Just recently, I learned about the story from the blind men and an elephant and was amazed at once. Apparently it is an old tale with its origins in south Asia. The goes something like this:

A group of blind men touch different body parts of an elephant; one part each. Everyone thinks of the elephant as being something different. The one touching a leg claims it was a tree. The one on the trunk calls it a snake. One on the side of the elephant thinks it was a wall. And so on.

I find this tale amazing for two reasons. First, my imagination produces the most hilarious cartoons about the discussions of blind men, scattered on and around an elephant. The second reason is that this tale describes my field of interest pretty well, even though it is actually related to the different realities that people have. Everybody has their very own island of knowledge, but in too many cases the communication between the people is simply not good. We often don’t share enough of what we know, to help each other gaining the greater picture.
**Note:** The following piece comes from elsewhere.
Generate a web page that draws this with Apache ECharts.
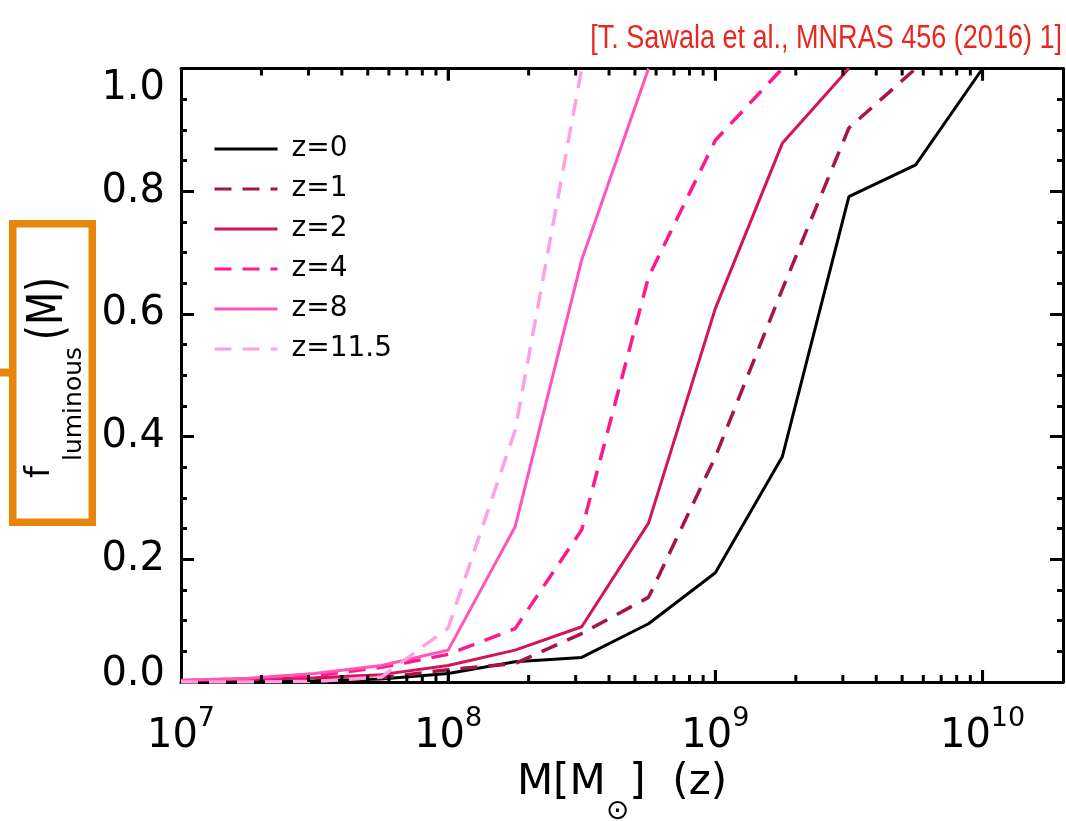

It is a commonly known problem of us humans that we think others know what we want or mean. Psychologists call this the illusion of transparency. Truth is, people can always just look at ones face, not into the head. Also, we think that we’re much smarter than anyone else, really, way too often. Obviously not true.

Both, my research and experience shows that communication is usually not considered as something that creates value or might be important. Except for larger meetings, where half of the participants are bored, communication is often seen as something that does not need any further attention. This, however, is the wrong approach. Communication is necessary. Only a team that is able to communicate has the power of we.